Why Explanatory Knowledge Changes Everything
Deutsch makes a simple but profound point: humans are unique in our ability to create explanatory knowledge. We don’t just adapt blindly to changes in nature — we understand them, model them, and ultimately master them.
- We know exactly how much water corresponds to 1 mm of sea-level rise: about 360 gigatons.
- We can model how freshening affects salinity and CO₂ solubility. (Fun fact: adding fresh water slightly increases CO₂ solubility — it’s warming, not salinity, that reduces it.)
- We can project with high confidence that sea level will rise 0.15–0.29 m by 2050 and 0.28–1.01 m by 2100, depending on emissions scenarios.
Fear says: “It’s all out of control.” Explanatory knowledge says: “Here is the trajectory, here are the numbers, here are the interventions.”
Turning Problems into Projects
Sea-level rise of 3–4 mm per year is not an existential flood. It is a project scale challenge:
- Adaptation: The Netherlands already spends ~0.1–0.2% of GDP on flood protection, managing even extreme 2100 scenarios. Wetlands and mangroves can buffer coasts naturally. Cities can elevate infrastructure and build surge barriers.
- Cryosphere interventions: Engineers are modeling sills to block warm water from Antarctic grounding lines, and albedo-boosting covers that cut local melt rates by up to 70%.

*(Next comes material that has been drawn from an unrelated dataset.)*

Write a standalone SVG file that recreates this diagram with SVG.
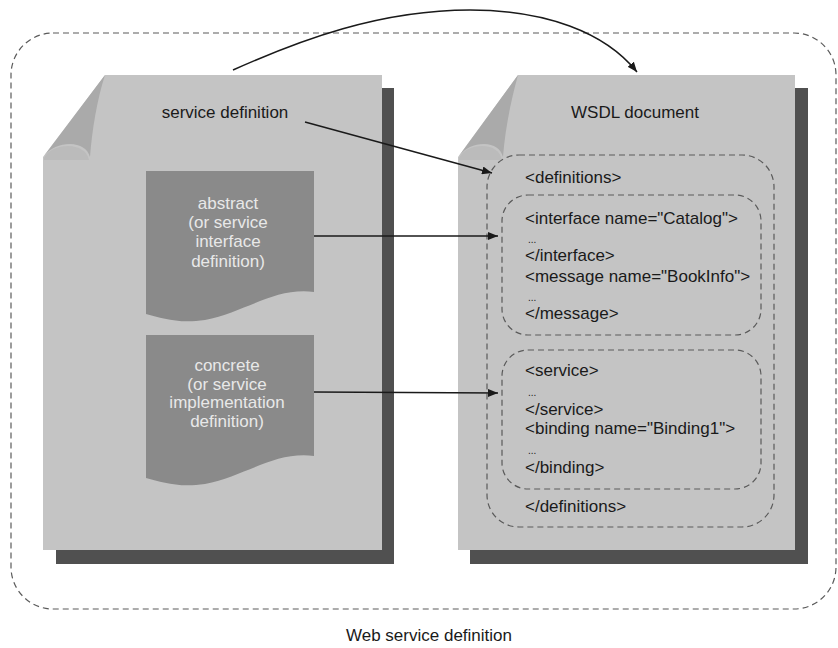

- Climate system levers: Carbon dioxide removal, enhanced weathering, reforestation — all technologies in progress. Solar radiation management remains controversial, but is being carefully studied.
Each “threat” is just another engineering brief.
Why This Is Good
If glaciers never melted, if seas never rose, humanity might never be forced to rise to its full powers. Climate change is the test of whether we remain passive tenants of Earth, or graduate to become active custodians of its systems.
- Rising seas? We design better coastal defenses, new floating cities, smarter resource allocation.
- Shifting climates? We develop climate-resilient crops, new water management systems, and geoengineering safeguards.
- Ocean chemistry changes? We pioneer scalable carbon removal and marine interventions.
Every problem solved here increases our mastery not only of Earth, but of planetary engineering as a whole — a skill set that will matter far beyond this planet.
The Great Responsibility
Dyson was right: we are gardeners. Deutsch was right: with explanatory knowledge, no problem is insoluble. The melting of glaciers is not the end of the world. It is the beginning of a world where humanity finally accepts its duty to control and improve the climate — not hide from it.
That’s why glacial melt is not just survivable. It’s good. It forces us to grow, to invent, to take responsibility. It is not the apocalypse. It is our apprenticeship.